--- start Collected data ---
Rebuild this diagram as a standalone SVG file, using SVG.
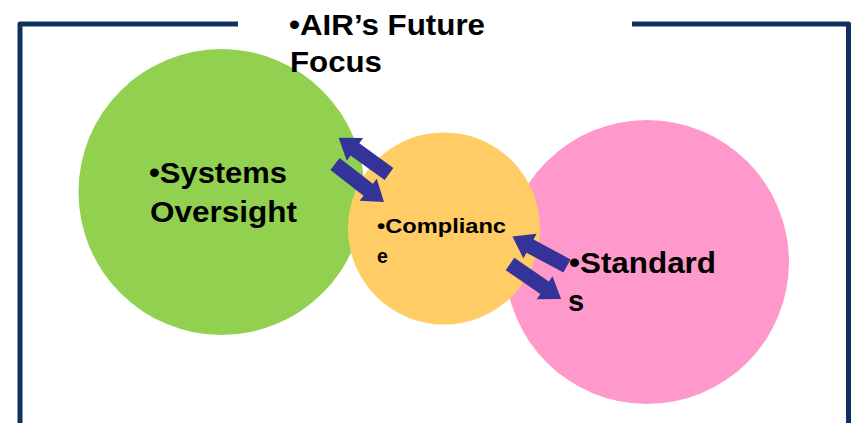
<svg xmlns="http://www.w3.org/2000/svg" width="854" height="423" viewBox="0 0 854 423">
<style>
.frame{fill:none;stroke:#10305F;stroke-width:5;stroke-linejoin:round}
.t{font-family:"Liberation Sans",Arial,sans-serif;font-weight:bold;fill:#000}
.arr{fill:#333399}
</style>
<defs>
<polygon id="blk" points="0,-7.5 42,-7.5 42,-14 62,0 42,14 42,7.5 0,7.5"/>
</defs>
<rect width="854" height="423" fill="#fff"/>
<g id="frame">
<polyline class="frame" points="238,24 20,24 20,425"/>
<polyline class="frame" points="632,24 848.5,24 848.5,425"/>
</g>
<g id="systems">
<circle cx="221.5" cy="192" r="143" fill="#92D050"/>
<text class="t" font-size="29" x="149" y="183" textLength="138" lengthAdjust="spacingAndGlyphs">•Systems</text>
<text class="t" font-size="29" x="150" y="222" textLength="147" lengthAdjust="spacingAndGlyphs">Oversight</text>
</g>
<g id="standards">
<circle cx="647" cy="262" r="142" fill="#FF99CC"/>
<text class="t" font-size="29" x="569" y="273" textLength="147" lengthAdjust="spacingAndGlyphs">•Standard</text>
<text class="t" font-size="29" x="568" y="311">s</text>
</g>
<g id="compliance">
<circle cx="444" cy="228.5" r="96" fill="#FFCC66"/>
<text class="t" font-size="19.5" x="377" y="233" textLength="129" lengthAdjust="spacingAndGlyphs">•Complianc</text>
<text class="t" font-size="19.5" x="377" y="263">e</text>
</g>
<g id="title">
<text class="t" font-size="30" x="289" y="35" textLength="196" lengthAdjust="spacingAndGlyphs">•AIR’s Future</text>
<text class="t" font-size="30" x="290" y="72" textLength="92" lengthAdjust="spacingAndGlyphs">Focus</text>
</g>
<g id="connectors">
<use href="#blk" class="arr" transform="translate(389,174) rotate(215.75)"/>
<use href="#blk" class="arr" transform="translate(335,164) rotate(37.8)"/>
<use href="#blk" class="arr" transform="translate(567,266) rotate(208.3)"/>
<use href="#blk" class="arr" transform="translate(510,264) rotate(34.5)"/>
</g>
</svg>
--- end Collected data ---
◆ Work to do ◆
Set down the complete material exactly, but do not include the images.

◆ The output ◆
Rebuild this diagram as a standalone SVG file, using SVG.
<svg xmlns="http://www.w3.org/2000/svg" width="854" height="423" viewBox="0 0 854 423">
<style>
.frame{fill:none;stroke:#10305F;stroke-width:5;stroke-linejoin:round}
.t{font-family:"Liberation Sans",Arial,sans-serif;font-weight:bold;fill:#000}
.arr{fill:#333399}
</style>
<defs>
<polygon id="blk" points="0,-7.5 42,-7.5 42,-14 62,0 42,14 42,7.5 0,7.5"/>
</defs>
<rect width="854" height="423" fill="#fff"/>
<g id="frame">
<polyline class="frame" points="238,24 20,24 20,425"/>
<polyline class="frame" points="632,24 848.5,24 848.5,425"/>
</g>
<g id="systems">
<circle cx="221.5" cy="192" r="143" fill="#92D050"/>
<text class="t" font-size="29" x="149" y="183" textLength="138" lengthAdjust="spacingAndGlyphs">•Systems</text>
<text class="t" font-size="29" x="150" y="222" textLength="147" lengthAdjust="spacingAndGlyphs">Oversight</text>
</g>
<g id="standards">
<circle cx="647" cy="262" r="142" fill="#FF99CC"/>
<text class="t" font-size="29" x="569" y="273" textLength="147" lengthAdjust="spacingAndGlyphs">•Standard</text>
<text class="t" font-size="29" x="568" y="311">s</text>
</g>
<g id="compliance">
<circle cx="444" cy="228.5" r="96" fill="#FFCC66"/>
<text class="t" font-size="19.5" x="377" y="233" textLength="129" lengthAdjust="spacingAndGlyphs">•Complianc</text>
<text class="t" font-size="19.5" x="377" y="263">e</text>
</g>
<g id="title">
<text class="t" font-size="30" x="289" y="35" textLength="196" lengthAdjust="spacingAndGlyphs">•AIR’s Future</text>
<text class="t" font-size="30" x="290" y="72" textLength="92" lengthAdjust="spacingAndGlyphs">Focus</text>
</g>
<g id="connectors">
<use href="#blk" class="arr" transform="translate(389,174) rotate(215.75)"/>
<use href="#blk" class="arr" transform="translate(335,164) rotate(37.8)"/>
<use href="#blk" class="arr" transform="translate(567,266) rotate(208.3)"/>
<use href="#blk" class="arr" transform="translate(510,264) rotate(34.5)"/>
</g>
</svg>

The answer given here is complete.